Well, that didn’t last very long.
In a series of sweeping changes, United World Wrestling is reportedly bringing back forced par terre to Greco Roman wrestling. It has only been a few months since the announcement of forced, or “ordered” par terre’s removal and apparently, the early results haven’t provided the spark the global sanctioning body and the community at large were hoping for. Several sources have informed 5PM that the reintroduction of ordered par terre is to take place virtually immediately. There are notable Senior events slated for this month, with the Herman Kare tournament unfolding today in Finland, the Tahkti Cup and the Poddubny next week in Iran and Russia, respectively, and the Paris Tournament followed by the US-hosted Dave Schultz Memorial International two weeks from now, making the need for an exact timetable imperative.
In other news that is just as compelling, weight classes are also being adjusted. Beginning in 2018, there will be ten weights with four non-Olympic divisions. It is to go like this: 55 kg, 60 kg, 65 kg, 70 kg, 75 kg, 80 kg, 85 kg, 90 kg, 100 kg, and 130 kg. For the 2020 Tokyo Olympics, similar to now, only six weights are on the schedule: 60 kg, 65 kg, 75 kg, 85 kg, 100 kg, and 130 kg.
UWW has yet to officially announce these changes or what par terre’s actual role will exactly entail and until they do, expect the above to be amended here and elsewhere. 5PM could not confirm any of the above with the global sanctioning body before this was published.
The news is likely to be greeted with a mixed reaction. Ordered par terre’s elimination was roundly celebrated by most US Greco Roman wrestlers back in September, predictable considering it has long been recognized as the weakest position for American competitors. Optimism also centered around the idea that increased wrestling on the feet might lead to more dynamic scoring attempts and throws. However, thus far, the rule change has not produced the expected results. In the first marquee event following the rule change, the Golden Grand Prix, scoring was actually down. The World Wrestling Clubs Cup and the Non-Olympic Weight World Championships both fell short of expectations presumably, as well.
This all comes during a busy time for United World Wrestling. In the aftermath of the Rio Olympics, Flo Wrestling unleashed a scathing report demonstrating numerous examples of collusive activity among officials and several nations.
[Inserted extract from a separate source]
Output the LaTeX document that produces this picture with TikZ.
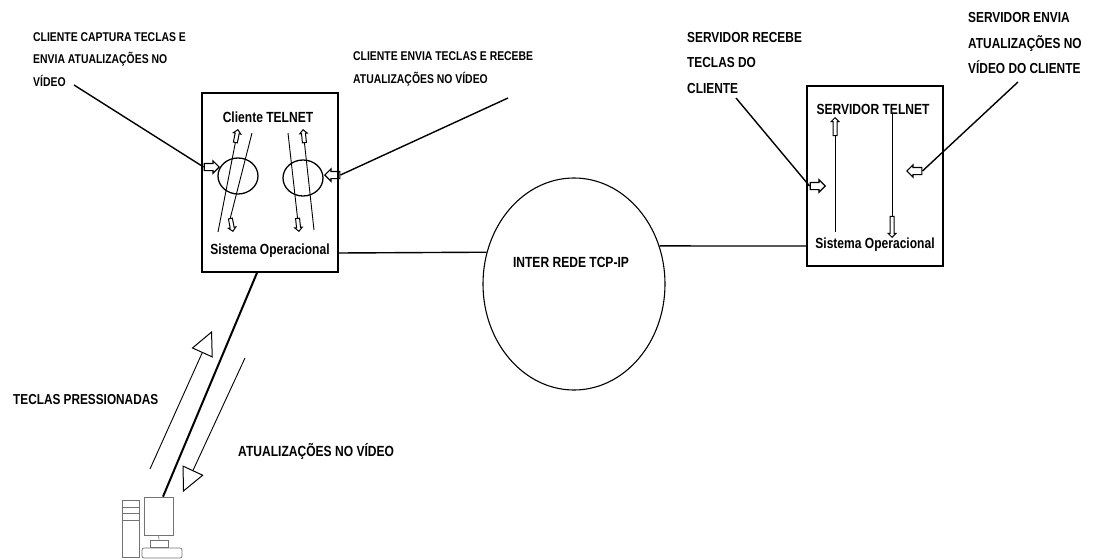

Perhaps in response, UWW has dismissed or demoted multiple officials and instituted new protocols for training. But the vague and subjective nature in which passivity is governed has once again come into question, since without forced par terre, wrestlers can simply be penalized points on a seeming whim.
The silver lining is, of course, the additional weight classes. Despite being tabbed for non-Olympic competition, more weights mean more opportunities for “in-between” wrestlers to gain valuable experience at the World-level. It also means that for some US competitors, there may be decisions to make a year from now.
We will update this page as soon as more details become available.